We agree that evaluating on a more challenging benchmark like Arena-Hard would further strengthen our empirical validation. We attempted this, but encountered practical limitations due to computational constraints—specifically, our setup (Google Colaboratory with a single A100 40GB GPU) could not support the larger models and parallel runs required to complete the benchmark within the tight rebuttal period. We plan to include additional benchmarks in the camera-ready version.
That said, we would like to clarify that our current experimental evaluation is comparatively extensive for a theory-oriented paper. We summarize the scope of our setup below for context:
Table 1: Comparison of experimental validataion setups with accepted papers and ours
| Method | Number of benchmarks | Number of baselines | Number of LLM models | Largest model size |
|---|---|---|---|---|
| R-DPO (ICML 2024; [20]) | 1 | 4 | 2 | 7B |
| Dr. DPO (ICLR 2025; [105]) | 2 | 4 | 3 | 13B |
| Hölder-DPO (ours) | 4 | 5 | 5 | 12B |
While our setup may be smaller than that of purely experimental works, our primary contribution is theoretical—we provide the first formal guarantees for redescending and noise identifiability properties in DPO. Our empirical results serve to verify and complement these theoretical findings, and we believe they are appropriate in scope for a theory-driven submission.

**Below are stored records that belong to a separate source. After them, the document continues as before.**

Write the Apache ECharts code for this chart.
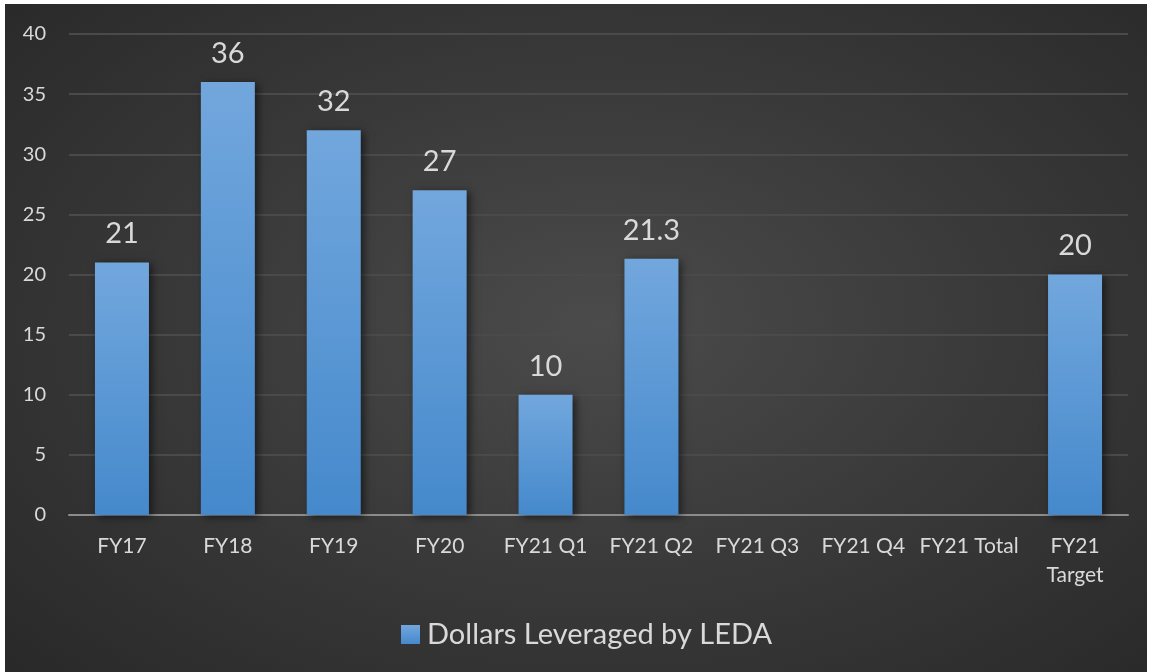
<!DOCTYPE html>
<html>
<head>
<meta charset="utf-8">
<script src="https://cdn.jsdelivr.net/npm/echarts@6/dist/echarts.min.js"></script>
<style>
  html, body { margin: 0; padding: 0; background: #ffffff; }
  #chart {
    position: absolute; left: 5px; top: 4px; width: 1142px; height: 668px;
    background: radial-gradient(ellipse 75% 80% at 52% 48%, #4b4b4b 0%, #3a3a3a 45%, #272727 100%);
  }
</style>
</head>
<body>
<div id="chart"></div>
<script>
// Dollars leveraged per period (null = not yet reported)
const categories = ['FY17', 'FY18', 'FY19', 'FY20', 'FY21 Q1', 'FY21 Q2', 'FY21 Q3', 'FY21 Q4', 'FY21 Total', 'FY21\nTarget'];
const leveraged = [21, 36, 32, 27, 10, 21.3, null, null, null, 20];
const seriesName = 'Dollars Leveraged by LEDA';
const yTicks = { min: 0, max: 40, interval: 5 };

const textColor = '#d9d9d9';
const font = 'Lato, "Open Sans", sans-serif';

const chart = echarts.init(document.getElementById('chart'));
chart.setOption({
  backgroundColor: 'transparent',
  animation: false,
  grid: { left: 64, right: 19, top: 30, bottom: 157 },
  legend: {
    data: [seriesName],
    left: 391,
    top: 611,
    icon: 'rect',
    itemWidth: 19,
    itemHeight: 19,
    itemGap: 8,
    textStyle: { color: textColor, fontSize: 29, fontFamily: font, padding: [0, 0, 0, 2] }
  },
  xAxis: {
    type: 'category',
    data: categories,
    axisTick: { show: false },
    axisLine: { lineStyle: { color: '#8c8c8c', width: 2 } },
    axisLabel: {
      color: textColor, fontSize: 21, fontFamily: font,
      margin: 17, lineHeight: 29, interval: 0
    }
  },
  yAxis: {
    type: 'value',
    min: yTicks.min, max: yTicks.max, interval: yTicks.interval,
    axisLine: { show: false },
    axisTick: { show: false },
    axisLabel: { color: textColor, fontSize: 20, fontFamily: font, margin: 23 },
    splitLine: { lineStyle: { color: '#4a4a4a', width: 2 } }
  },
  series: [{
    name: seriesName,
    type: 'bar',
    data: leveraged,
    barWidth: 54,
    itemStyle: {
      color: new echarts.graphic.LinearGradient(0, 0, 0, 1, [
        { offset: 0, color: '#72a7dd' },
        { offset: 1, color: '#4589cc' }
      ]),
      shadowColor: 'rgba(0,0,0,0.55)',
      shadowBlur: 8,
      shadowOffsetX: 3,
      shadowOffsetY: 2
    },
    label: {
      show: true,
      position: 'top',
      distance: 14,
      color: textColor,
      fontSize: 29,
      fontFamily: font,
      formatter: p => (p.value == null ? '' : String(p.value))
    }
  }]
});
</script>
</body>
</html>
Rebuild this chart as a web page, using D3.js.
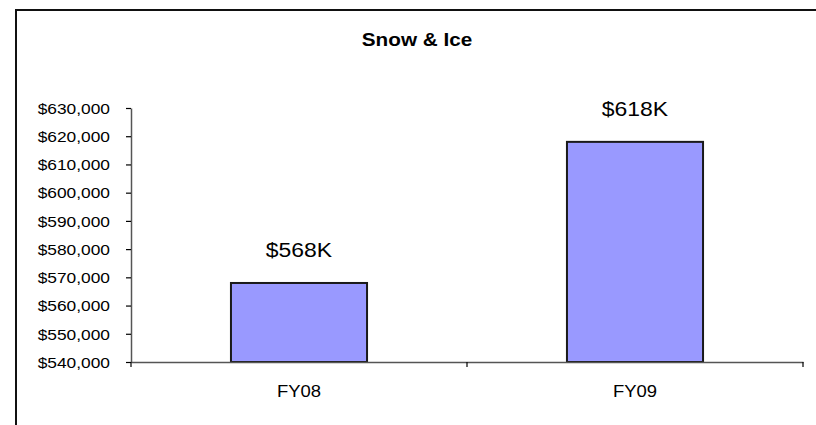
<!DOCTYPE html>
<html>
<head>
<meta charset="utf-8">
<script src="https://cdn.jsdelivr.net/npm/d3@7"></script>
<style>
  html, body { margin: 0; background: #fff; overflow: hidden; }
  svg { display: block; }
  text { font-family: "Liberation Sans", Arial, sans-serif; fill: #000; }
</style>
</head>
<body>
<script>
const categories = ["FY08", "FY09"];
const values = [568000, 618000];
const valueLabels = ["$568K", "$618K"];
const yTicks = [540000, 550000, 560000, 570000, 580000, 590000, 600000, 610000, 620000, 630000];
const title = "Snow & Ice";

const width = 816, height = 425;
const stretch = 1.12; // text in the reference is a bit wider than tall
const plot = { left: 131, right: 803, top: 108, bottom: 362 };

const svg = d3.select("body").append("svg")
  .attr("width", width)
  .attr("height", height)
  .style("overflow", "hidden");

// outer frame: only its left and top edges are inside the picture
svg.append("path")
  .attr("d", `M16,${height + 5}V10H${width + 5}`)
  .attr("fill", "none")
  .attr("stroke", "#111")
  .attr("stroke-width", 2);

const y = d3.scaleLinear()
  .domain([540000, 630000])
  .range([plot.bottom, plot.top]);

const x = d3.scaleBand()
  .domain(categories)
  .range([plot.left, plot.right])
  .padding(0);

const barW = x.bandwidth() * 0.405;

// title
svg.append("text")
  .attr("transform", `translate(${(plot.left + plot.right) / 2 - 50},46) scale(${stretch},1)`)
  .attr("text-anchor", "middle")
  .style("font-size", "18.5px")
  .style("font-weight", "bold")
  .text(title);

// bars
svg.append("g")
  .selectAll("rect")
  .data(values)
  .join("rect")
  .attr("x", (d, i) => x(categories[i]) + (x.bandwidth() - barW) / 2)
  .attr("y", d => y(d))
  .attr("width", barW)
  .attr("height", d => y(540000) - y(d))
  .attr("fill", "#9999ff")
  .attr("stroke", "#1a1a1a")
  .attr("stroke-width", 2);

// value labels
svg.append("g")
  .selectAll("text")
  .data(values)
  .join("text")
  .attr("transform", (d, i) =>
    `translate(${x(categories[i]) + x.bandwidth() / 2},${y(d) - 26}) scale(${stretch},1)`)
  .attr("text-anchor", "middle")
  .style("font-size", "20.5px")
  .text((d, i) => valueLabels[i]);

// y axis
const fmt = d3.format("$,");
const yAxis = d3.axisLeft(y)
  .tickValues(yTicks)
  .tickSize(5)
  .tickSizeOuter(0)
  .tickFormat(fmt);

svg.append("g")
  .attr("transform", `translate(${plot.left},0)`)
  .call(yAxis)
  .call(g => g.select(".domain").attr("stroke", "#555").attr("stroke-width", 1.5))
  .call(g => g.selectAll(".tick line").attr("stroke", "#000").attr("stroke-width", 1.2))
  .call(g => g.selectAll(".tick text")
    .attr("x", null).attr("dy", "0.34em")
    .attr("transform", `translate(-21,0) scale(${stretch},1)`)
    .style("font-size", "15.5px")
    .style("font-family", "'Liberation Sans', Arial, sans-serif")
    .attr("fill", "#000"));

// x axis
const xAxis = d3.axisBottom(x)
  .tickSize(0)
  .tickSizeOuter(0);

const gx = svg.append("g")
  .attr("transform", `translate(0,${plot.bottom})`)
  .call(xAxis)
  .call(g => g.select(".domain").attr("stroke", "#555").attr("stroke-width", 1.5))
  .call(g => g.selectAll(".tick text")
    .attr("y", null).attr("dy", null)
    .attr("transform", `translate(0,35) scale(${stretch},1)`)
    .style("font-size", "16.5px")
    .style("font-family", "'Liberation Sans', Arial, sans-serif")
    .attr("fill", "#000"));

// category boundary ticks on the x axis
const bounds = [x(categories[0]), x(categories[1]), x(categories[1]) + x.bandwidth()];
gx.append("g")
  .selectAll("line")
  .data(bounds)
  .join("line")
  .attr("x1", d => d).attr("x2", d => d)
  .attr("y1", 0).attr("y2", 5)
  .attr("stroke", "#000")
  .attr("stroke-width", 1.2);
</script>
</body>
</html>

Thank you again for the helpful suggestions. We have incorporated them into our revision and will continue to strengthen the experimental section in the final version. We hope our rebuttal clarifies our points.
Many thanks,
All the authors
Dear reviewer qBds
Your review and comments have helped us improve the quality of the manuscript a lot. And we hope our rebuttal and further responses have addressed your concerns adequately. Otherwise, please let us know if you have any further questions or suggestions. We are more than happy to provide further responses.
Best,
All the authors.
This paper tackles the challenge of noisy human feedback in aligning large language models by introducing Hölder-DPO, a novel alignment loss with a provable redescending property. Unlike existing DPO variants, Hölder-DPO ensures that the influence of extreme mislabeled points vanishes, enabling robust learning even under heavy label noise. The authors provide theoretical guarantees that no existing alignment methods satisfy this property, and show that Hölder-DPO enables principled mislabel detection and dataset valuation. Empirical results demonstrate both improved robustness to synthetic and naturally occurring noise (e.g., Anthropic HH, Reddit TL;DR) and the ability to identify and filter mislabeled data, which in turn boosts downstream alignment performance.
Reviewers agreed on the importance of the problem and recognized the technical novelty of formally adapting the redescending property to DPO. Strengths highlighted include the rigorous theoretical analysis, the novel connection between robust statistics and preference optimization, and empirical results showing consistent gains under contamination. Concerns focused mainly on (i) the reliance on i.i.d. label flip or tail-contamination assumptions, with limited discussion of more structured or adversarial noise (R-qBds, R-buZZ); (ii) sensitivity to the hyperparameter that governs robustness, with requests for more practical guidance (R-FZwu, R-buZZ); and (iii) notational clarity in influence-function definitions (R-kngT). In rebuttal, the authors clarified theoretical assumptions, emphasized that Hölder-DPO handles heavy contamination more broadly than infinitesimal-noise models, highlighted direct robustness results on real datasets without synthetic corruption, and provided additional discussion on , including human-in-the-loop tuning strategies.
Overall, I recommend acceptance. The paper introduces a technically principled method that strengthens robustness in alignment while offering new capabilities for data valuation and mislabel detection. While open questions remain regarding hyperparameter sensitivity and robustness under structured noise, there remain important directions for follow-up work. Please incorporate the final suggestions of the reviewers in the camera-ready version as promised.